■ Written request: The line holding "from bokeh.resources import INLINE" is the last one to output; start at the first line of the data, keep every line in between exactly, and leave out pictures.

■ Information supplied:
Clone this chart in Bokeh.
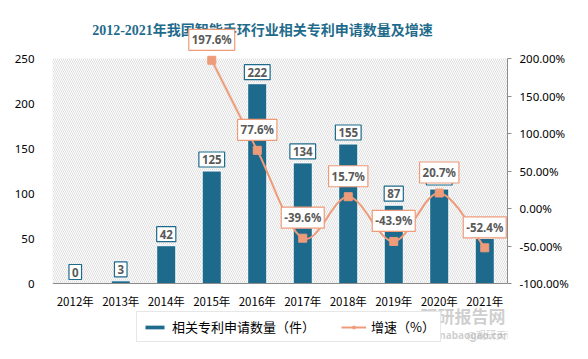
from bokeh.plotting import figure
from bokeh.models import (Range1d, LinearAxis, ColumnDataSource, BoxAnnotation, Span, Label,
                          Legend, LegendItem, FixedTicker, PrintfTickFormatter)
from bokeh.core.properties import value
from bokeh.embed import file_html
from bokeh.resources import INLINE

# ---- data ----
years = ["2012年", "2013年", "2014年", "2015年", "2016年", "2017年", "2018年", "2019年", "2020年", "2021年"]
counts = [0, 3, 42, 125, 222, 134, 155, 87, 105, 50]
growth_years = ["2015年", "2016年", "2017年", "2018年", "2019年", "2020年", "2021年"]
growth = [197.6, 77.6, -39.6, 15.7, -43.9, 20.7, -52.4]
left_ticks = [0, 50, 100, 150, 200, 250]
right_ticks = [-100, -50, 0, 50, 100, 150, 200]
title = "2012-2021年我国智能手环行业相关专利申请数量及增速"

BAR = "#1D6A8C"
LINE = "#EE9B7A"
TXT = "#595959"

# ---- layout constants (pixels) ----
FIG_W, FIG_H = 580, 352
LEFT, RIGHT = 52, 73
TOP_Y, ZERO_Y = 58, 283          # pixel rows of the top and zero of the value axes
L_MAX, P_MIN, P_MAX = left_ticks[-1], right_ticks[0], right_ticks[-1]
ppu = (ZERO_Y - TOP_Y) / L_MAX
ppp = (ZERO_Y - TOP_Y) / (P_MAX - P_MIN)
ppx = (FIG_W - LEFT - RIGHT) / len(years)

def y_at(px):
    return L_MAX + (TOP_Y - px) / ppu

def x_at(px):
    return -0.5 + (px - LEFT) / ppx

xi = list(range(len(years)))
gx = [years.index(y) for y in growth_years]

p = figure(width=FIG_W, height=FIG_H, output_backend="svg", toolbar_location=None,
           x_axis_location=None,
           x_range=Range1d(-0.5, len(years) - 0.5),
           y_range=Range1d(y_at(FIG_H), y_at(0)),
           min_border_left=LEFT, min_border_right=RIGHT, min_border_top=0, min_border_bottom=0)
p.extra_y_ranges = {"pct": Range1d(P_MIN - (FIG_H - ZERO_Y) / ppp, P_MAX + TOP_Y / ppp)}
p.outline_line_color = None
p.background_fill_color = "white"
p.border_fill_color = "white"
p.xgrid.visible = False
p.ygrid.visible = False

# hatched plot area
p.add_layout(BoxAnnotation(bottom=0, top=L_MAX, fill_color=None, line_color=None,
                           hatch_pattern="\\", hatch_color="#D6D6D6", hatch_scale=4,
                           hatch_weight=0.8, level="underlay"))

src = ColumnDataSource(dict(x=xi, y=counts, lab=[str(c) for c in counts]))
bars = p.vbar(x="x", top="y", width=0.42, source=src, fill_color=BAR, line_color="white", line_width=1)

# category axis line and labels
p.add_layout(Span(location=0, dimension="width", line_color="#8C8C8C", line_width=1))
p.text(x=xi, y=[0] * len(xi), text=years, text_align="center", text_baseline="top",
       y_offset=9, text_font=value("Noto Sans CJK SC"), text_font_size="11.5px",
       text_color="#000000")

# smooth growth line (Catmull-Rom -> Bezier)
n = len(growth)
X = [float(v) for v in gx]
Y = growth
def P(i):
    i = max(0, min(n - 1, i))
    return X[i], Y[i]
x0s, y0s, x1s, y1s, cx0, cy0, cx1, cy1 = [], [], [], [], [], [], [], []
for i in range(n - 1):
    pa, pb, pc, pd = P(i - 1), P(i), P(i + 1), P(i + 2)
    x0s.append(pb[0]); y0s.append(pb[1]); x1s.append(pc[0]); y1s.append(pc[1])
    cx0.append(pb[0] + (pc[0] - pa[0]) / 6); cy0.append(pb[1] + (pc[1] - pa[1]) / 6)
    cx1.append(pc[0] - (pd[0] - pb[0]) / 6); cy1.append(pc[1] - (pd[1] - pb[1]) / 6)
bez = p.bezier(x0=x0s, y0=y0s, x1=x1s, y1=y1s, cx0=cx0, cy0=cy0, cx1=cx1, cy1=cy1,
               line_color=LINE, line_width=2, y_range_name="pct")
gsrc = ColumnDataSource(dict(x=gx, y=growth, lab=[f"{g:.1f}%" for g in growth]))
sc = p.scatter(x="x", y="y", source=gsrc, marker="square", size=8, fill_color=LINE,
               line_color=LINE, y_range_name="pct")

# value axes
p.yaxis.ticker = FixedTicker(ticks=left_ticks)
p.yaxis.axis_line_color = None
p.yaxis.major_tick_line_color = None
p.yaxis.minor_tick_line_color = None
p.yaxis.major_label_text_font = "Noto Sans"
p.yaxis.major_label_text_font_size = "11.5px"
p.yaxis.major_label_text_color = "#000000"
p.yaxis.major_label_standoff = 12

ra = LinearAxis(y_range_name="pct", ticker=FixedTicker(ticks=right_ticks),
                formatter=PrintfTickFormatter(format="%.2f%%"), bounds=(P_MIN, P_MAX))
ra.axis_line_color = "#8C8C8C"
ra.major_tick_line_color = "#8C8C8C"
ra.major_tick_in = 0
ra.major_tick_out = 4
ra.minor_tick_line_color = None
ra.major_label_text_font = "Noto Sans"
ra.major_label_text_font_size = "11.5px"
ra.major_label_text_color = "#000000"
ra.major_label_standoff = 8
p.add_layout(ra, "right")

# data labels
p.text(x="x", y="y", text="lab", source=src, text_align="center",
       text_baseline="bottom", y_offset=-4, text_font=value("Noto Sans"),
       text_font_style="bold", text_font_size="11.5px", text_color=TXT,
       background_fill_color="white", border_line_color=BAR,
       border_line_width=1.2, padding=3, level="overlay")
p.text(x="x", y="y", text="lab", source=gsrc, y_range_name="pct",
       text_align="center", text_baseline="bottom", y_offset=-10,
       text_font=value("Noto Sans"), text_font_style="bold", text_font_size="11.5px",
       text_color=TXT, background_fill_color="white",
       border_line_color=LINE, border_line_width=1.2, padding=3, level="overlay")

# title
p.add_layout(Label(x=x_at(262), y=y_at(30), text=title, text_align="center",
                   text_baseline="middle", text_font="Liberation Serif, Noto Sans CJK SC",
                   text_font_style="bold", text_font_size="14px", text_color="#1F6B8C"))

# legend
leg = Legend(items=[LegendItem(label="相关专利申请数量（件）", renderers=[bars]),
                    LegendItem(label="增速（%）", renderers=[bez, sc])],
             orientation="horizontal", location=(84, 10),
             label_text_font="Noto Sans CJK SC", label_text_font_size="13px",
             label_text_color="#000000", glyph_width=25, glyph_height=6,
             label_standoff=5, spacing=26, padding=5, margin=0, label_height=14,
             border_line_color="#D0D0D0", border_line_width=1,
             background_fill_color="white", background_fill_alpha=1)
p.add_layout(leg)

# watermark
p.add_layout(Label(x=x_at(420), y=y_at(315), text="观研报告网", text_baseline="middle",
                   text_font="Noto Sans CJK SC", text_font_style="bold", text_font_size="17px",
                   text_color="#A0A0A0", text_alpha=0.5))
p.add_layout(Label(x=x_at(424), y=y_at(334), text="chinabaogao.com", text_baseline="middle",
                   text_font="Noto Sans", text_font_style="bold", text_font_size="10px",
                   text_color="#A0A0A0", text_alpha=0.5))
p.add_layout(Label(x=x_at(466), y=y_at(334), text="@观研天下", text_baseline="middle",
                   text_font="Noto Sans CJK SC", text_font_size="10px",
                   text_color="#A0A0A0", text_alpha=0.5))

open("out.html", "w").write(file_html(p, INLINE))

■ Correct response:
Clone this chart in Bokeh.
from bokeh.plotting import figure
from bokeh.models import (Range1d, LinearAxis, ColumnDataSource, BoxAnnotation, Span, Label,
                          Legend, LegendItem, FixedTicker, PrintfTickFormatter)
from bokeh.core.properties import value
from bokeh.embed import file_html
from bokeh.resources import INLINE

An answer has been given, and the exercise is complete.